• _WHAT NEEDS TO BE DONE_:
Copy nothing but the stretch that opens with the line containing "What matplotlib code" and closes with the line containing "plt.rcParams['font.family'] = ['Open". Keep pictures out.

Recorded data
####

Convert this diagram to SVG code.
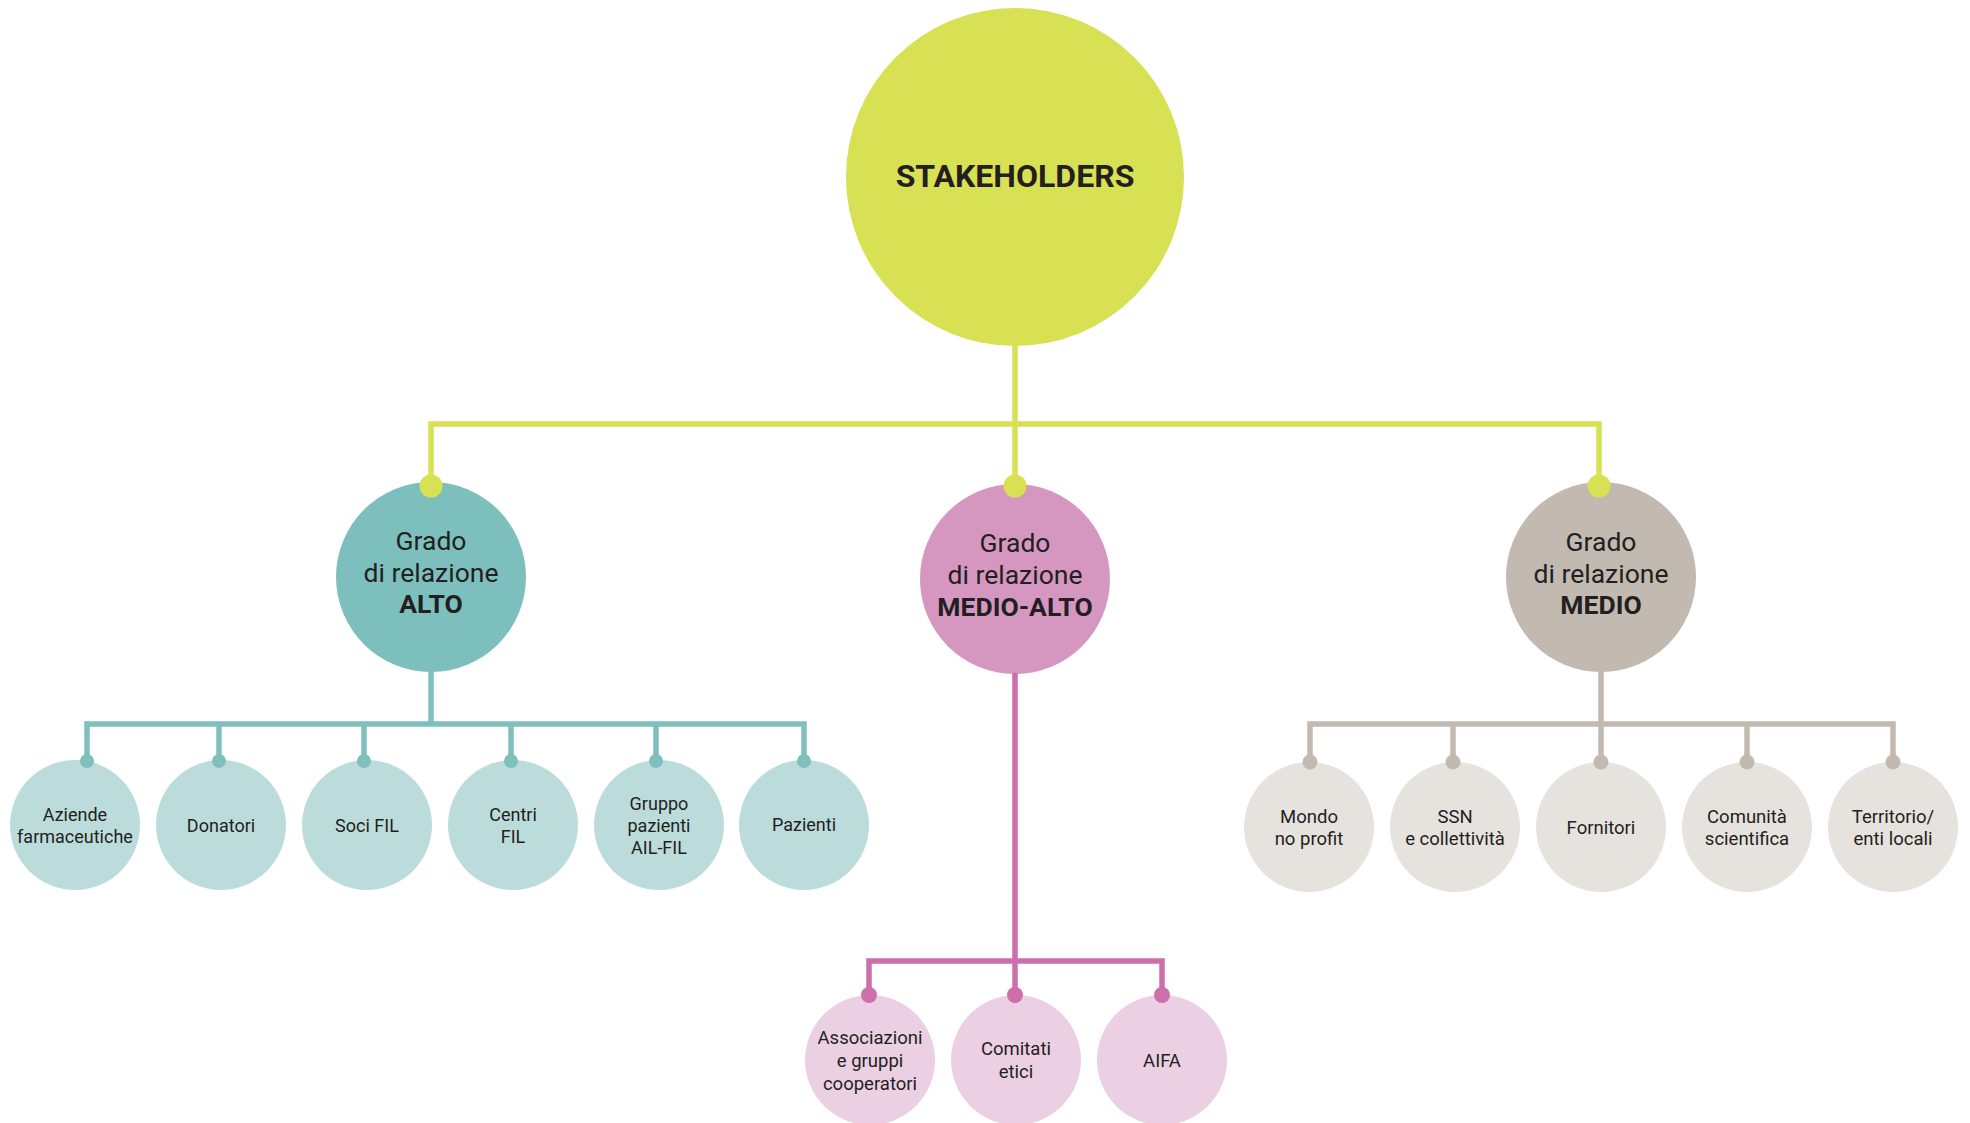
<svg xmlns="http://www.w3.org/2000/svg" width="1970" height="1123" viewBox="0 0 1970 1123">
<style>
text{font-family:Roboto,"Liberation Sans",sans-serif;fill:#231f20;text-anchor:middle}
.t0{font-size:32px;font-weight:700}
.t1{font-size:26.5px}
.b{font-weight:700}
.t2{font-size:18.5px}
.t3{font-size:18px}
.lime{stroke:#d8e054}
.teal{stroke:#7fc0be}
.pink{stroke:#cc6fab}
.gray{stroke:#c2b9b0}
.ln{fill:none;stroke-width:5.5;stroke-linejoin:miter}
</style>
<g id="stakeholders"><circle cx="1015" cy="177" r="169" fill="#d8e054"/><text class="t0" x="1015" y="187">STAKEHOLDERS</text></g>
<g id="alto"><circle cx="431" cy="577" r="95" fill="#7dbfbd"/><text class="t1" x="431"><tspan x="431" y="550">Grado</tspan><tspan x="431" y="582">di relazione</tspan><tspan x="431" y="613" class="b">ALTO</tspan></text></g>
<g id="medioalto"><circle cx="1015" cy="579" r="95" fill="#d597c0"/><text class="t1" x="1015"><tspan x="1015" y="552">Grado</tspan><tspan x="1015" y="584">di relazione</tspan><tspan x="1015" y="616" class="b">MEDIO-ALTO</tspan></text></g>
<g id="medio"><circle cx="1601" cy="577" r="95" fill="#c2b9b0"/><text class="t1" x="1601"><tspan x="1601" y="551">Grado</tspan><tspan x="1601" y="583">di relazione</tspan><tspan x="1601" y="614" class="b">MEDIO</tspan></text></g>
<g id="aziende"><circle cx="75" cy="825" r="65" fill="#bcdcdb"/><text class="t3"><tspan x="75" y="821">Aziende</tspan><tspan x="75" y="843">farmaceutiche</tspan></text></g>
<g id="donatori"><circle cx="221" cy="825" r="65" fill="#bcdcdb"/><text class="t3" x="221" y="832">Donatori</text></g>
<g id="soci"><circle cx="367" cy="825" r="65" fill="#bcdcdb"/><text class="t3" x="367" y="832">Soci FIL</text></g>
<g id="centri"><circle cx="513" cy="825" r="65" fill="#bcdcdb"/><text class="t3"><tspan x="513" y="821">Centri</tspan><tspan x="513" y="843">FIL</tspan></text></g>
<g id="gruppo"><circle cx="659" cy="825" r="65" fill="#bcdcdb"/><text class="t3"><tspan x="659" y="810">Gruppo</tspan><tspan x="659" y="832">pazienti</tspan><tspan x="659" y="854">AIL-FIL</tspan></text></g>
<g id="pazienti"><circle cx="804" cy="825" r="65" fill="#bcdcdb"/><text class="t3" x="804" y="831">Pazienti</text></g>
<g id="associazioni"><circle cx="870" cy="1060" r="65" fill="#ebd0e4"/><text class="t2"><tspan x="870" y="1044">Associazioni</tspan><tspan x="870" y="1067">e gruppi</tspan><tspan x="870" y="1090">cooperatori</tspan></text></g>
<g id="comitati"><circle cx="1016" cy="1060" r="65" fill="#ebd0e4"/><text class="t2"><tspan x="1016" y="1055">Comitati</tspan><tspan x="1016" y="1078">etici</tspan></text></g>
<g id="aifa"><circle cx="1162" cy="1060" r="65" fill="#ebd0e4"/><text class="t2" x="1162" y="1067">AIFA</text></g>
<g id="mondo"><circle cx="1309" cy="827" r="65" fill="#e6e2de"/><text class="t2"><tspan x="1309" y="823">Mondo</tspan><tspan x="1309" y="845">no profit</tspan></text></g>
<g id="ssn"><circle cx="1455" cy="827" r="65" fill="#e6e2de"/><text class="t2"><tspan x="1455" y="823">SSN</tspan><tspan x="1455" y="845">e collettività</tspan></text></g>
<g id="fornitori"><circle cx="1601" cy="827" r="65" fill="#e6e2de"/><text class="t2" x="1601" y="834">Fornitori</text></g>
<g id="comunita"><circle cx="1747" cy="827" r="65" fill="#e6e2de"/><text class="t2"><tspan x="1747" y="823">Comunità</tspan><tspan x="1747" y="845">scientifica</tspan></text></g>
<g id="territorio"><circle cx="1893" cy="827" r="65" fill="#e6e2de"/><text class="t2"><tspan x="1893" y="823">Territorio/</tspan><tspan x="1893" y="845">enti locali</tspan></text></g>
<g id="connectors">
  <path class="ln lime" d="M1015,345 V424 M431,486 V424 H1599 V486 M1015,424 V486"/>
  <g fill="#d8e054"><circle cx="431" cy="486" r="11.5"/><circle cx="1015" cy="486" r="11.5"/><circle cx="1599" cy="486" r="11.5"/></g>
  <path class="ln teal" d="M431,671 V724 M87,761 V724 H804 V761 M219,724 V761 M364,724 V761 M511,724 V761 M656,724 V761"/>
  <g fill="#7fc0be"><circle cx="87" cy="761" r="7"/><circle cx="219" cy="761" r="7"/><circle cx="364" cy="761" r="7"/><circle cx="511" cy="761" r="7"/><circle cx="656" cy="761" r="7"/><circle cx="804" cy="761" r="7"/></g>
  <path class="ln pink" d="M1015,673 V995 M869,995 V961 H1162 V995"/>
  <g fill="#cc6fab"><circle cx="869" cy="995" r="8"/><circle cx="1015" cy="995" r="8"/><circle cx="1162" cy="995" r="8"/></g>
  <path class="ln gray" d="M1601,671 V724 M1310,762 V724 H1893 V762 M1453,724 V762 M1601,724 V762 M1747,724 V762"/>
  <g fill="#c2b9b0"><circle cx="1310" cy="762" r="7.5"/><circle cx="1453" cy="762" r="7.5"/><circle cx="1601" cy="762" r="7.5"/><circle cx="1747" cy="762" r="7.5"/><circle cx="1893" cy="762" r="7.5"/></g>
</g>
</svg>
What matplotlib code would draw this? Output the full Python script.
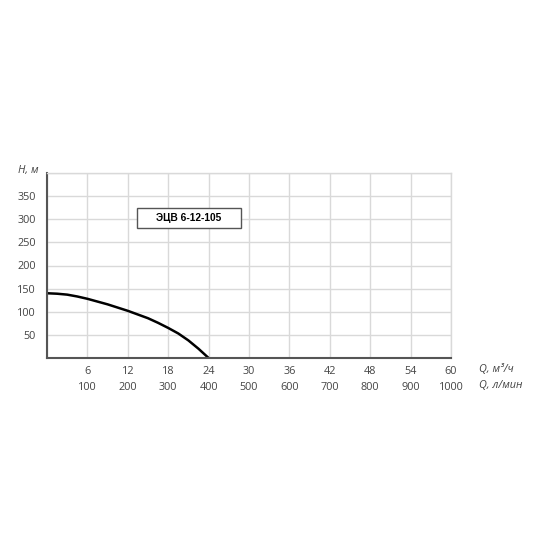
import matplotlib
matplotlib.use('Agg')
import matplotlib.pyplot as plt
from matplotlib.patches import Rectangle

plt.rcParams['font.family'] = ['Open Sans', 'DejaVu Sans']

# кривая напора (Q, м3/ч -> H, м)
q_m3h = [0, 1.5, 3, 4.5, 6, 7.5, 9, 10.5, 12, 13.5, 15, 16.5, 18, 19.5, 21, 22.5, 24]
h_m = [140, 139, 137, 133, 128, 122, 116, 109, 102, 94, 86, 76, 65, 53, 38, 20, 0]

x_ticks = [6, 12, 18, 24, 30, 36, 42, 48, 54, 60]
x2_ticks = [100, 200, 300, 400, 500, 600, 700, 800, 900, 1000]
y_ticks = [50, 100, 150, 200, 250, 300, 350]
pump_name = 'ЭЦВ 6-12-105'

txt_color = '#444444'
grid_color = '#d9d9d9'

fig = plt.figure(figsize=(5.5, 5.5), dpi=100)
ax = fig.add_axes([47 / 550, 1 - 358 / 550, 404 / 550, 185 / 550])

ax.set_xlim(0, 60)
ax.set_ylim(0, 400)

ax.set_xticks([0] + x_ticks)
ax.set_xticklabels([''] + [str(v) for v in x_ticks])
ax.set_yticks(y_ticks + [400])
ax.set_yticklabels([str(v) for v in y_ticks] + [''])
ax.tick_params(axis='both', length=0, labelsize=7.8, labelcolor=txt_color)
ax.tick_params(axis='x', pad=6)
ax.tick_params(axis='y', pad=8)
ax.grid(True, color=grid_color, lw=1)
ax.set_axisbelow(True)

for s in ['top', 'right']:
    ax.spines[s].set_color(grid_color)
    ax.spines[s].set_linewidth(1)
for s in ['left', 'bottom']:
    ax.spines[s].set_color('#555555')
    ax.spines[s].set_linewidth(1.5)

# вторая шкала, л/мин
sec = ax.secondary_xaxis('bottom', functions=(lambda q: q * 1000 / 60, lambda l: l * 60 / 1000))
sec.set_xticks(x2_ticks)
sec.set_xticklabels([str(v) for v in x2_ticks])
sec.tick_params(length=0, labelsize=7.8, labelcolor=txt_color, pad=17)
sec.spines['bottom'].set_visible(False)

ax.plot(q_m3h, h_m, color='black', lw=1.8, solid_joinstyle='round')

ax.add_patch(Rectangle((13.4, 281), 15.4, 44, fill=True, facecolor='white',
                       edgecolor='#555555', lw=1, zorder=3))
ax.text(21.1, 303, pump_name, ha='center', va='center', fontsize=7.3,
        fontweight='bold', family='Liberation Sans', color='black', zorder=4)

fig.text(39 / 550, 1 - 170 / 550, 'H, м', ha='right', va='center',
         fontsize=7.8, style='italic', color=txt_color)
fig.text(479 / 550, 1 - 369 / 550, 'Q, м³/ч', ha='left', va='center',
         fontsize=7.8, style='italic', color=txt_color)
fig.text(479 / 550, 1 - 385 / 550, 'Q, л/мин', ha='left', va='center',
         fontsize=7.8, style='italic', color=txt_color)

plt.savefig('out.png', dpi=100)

####

• _FINISHED TASK_:
What matplotlib code would draw this? Output the full Python script.
import matplotlib
matplotlib.use('Agg')
import matplotlib.pyplot as plt
from matplotlib.patches import Rectangle

plt.rcParams['font.family'] = ['Open Sans', 'DejaVu Sans']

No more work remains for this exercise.